Well, what I realized as time went on is that I had to be very, very careful about sharing my good judgment. Because I later came to realize my judgments, the more especially I studied myself, became really truly connected with who I was, connected with my feelings. My brain got better; my ability to understand human dynamics got a lot better. But I had to be very careful about sharing my good judgment. A lot of people didn’t like it, and I see that in the world a lot. I see a lot of people out there who have sometimes excellent judgment, and even when they have excellent judgment and they talk about it, often they say things like, and I do the same thing, “Well, I don’t want to sound judgmental, but…” and then they share their correct observation of reality. Or, “Sorry for sounding judgmental, but…” and that sort of softens the blow.

A lot of people, well, again, they don’t want to hear reality. They have that reflex to just call anyone who calls other people out as judgmental. So what I’ve learned from myself is to be careful, to be careful about what I share and who I share it with.

Now, one could say I put myself at a certain risk by sitting in front of this camera and talking so openly about things like this, and I know this. I get called judgmental all the time. People say, “Why don’t you forgive them? Why don’t you let it go? Why don’t you move on?” Or maybe you weren’t seeing things correctly, or maybe you don’t understand x, y, and z, or you do too much blaming x, y, and z.

Which brings me to probably my final point, and this is something that I found very interesting. And I’ll go back to tie it in with what this friend of my grandfather’s said to me when I called out my grandfather and his behavior. What I’ve seen is a lot of these people who are calling me out for being so open, for actually having a correct ability to assess reality, is actually they’re incredibly judgmental of me by their own definition. They’re criticizing my behavior, they’re critiquing me, they’re shutting me down, they’re calling me pathological. They’re saying, “You should not do xyz. Don’t talk so openly. You’re a critical person. You should forgive.” And why aren’t they calling themselves out as judgmental?

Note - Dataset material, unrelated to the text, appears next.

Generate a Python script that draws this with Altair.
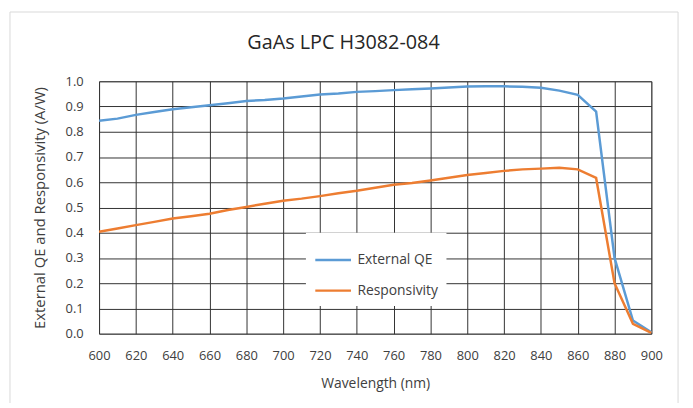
import altair as alt
import pandas as pd

title_text = "GaAs LPC H3082-084"
wavelength = [600, 610, 620, 630, 640, 650, 660, 670, 680, 690, 700, 710, 720, 730, 740, 750,
              760, 770, 780, 790, 800, 810, 820, 830, 840, 850, 860, 870, 880, 890, 900]
external_qe = [0.844, 0.852, 0.867, 0.878, 0.889, 0.897, 0.905, 0.913, 0.922, 0.926, 0.932,
               0.940, 0.948, 0.952, 0.958, 0.961, 0.965, 0.968, 0.971, 0.975, 0.979, 0.980,
               0.980, 0.978, 0.974, 0.963, 0.946, 0.880, 0.300, 0.052, 0.005]
responsivity = [0.404, 0.417, 0.430, 0.443, 0.456, 0.465, 0.475, 0.490, 0.502, 0.515, 0.527,
                0.535, 0.545, 0.556, 0.566, 0.578, 0.590, 0.597, 0.607, 0.618, 0.629, 0.637,
                0.645, 0.651, 0.654, 0.657, 0.651, 0.617, 0.200, 0.039, 0.003]
series_names = ["External QE", "Responsivity"]
series_colors = ["#5B9BD5", "#ED7D31"]
x_ticks = list(range(600, 901, 20))
y_ticks = [round(i * 0.1, 1) for i in range(11)]

rows = []
for w, q, r in zip(wavelength, external_qe, responsivity):
    rows.append({"wl": w, "value": q, "series": series_names[0]})
    rows.append({"wl": w, "value": r, "series": series_names[1]})
df = pd.DataFrame(rows)

FONT = "Open Sans"

lines = alt.Chart(df).mark_line(strokeWidth=2.5).encode(
    x=alt.X("wl:Q", scale=alt.Scale(domain=[600, 900], nice=False),
            axis=alt.Axis(values=x_ticks, title="Wavelength (nm)", grid=True,
                          gridColor="#333333", gridWidth=1, ticks=False, domain=False,
                          labelPadding=16, titlePadding=14, labelFlush=False)),
    y=alt.Y("value:Q", scale=alt.Scale(domain=[0, 1.0], nice=False),
            axis=alt.Axis(values=y_ticks, format=".1f", title="External QE and Responsivity (A/W)",
                          grid=True, gridColor="#333333", gridWidth=1, ticks=False, domain=False,
                          labelPadding=16, titlePadding=18, labelFlush=False, titleFontSize=15)),
    color=alt.Color("series:N", scale=alt.Scale(domain=series_names, range=series_colors),
                    legend=alt.Legend(title=None, orient="none", legendX=209, legendY=153,
                                      fillColor="white", padding=8, symbolType="stroke",
                                      symbolSize=1300, symbolStrokeWidth=2.5,
                                      labelFontSize=14, labelColor="#404040", labelFont=FONT,
                                      rowPadding=4, labelOffset=5)),
)

frame = alt.Chart(pd.DataFrame({"f": [0]})).mark_rect(
    fill=None, stroke="#d9d9d9", strokeWidth=1
).encode(x=alt.value(-90), x2=alt.value(585), y=alt.value(-70), y2=alt.value(340))

title = alt.Chart(pd.DataFrame({"t": [title_text]})).mark_text(
    font=FONT, fontSize=20, color="#262626", align="center", baseline="middle"
).encode(text="t:N", x=alt.value(247), y=alt.value(-39))

chart = alt.layer(frame, lines, title).properties(
    width=558, height=255,
    autosize=alt.AutoSizeParams(type="none"),
    padding={"left": 92, "top": 72, "right": 34, "bottom": 68},
).configure_view(stroke="#808080", strokeWidth=1).configure_axis(
    labelFont=FONT, titleFont=FONT, labelFontSize=13, titleFontSize=14,
    labelColor="#404040", titleColor="#404040", titleFontWeight="normal"
)

chart.save("out.html", embed_options={"renderer": "svg", "actions": False})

And I guess this brings to my final, final point: that when people get labeled as judgmental by society, often they’re in a position of less power. And when people have more power, the power to call other people judgmental, they themselves, because of their more powerful position, maybe because they’re siding with the norm, they’re siding with the parents in the family system, even siding with the grandparents in the family system, they have the privilege of being able to be absolved from having anyone call them judgmental. In fact, by being the defenders of the power structure, they’re free from being labeled as judgmental, but they have all the right in the world in their mind to call others judgmental.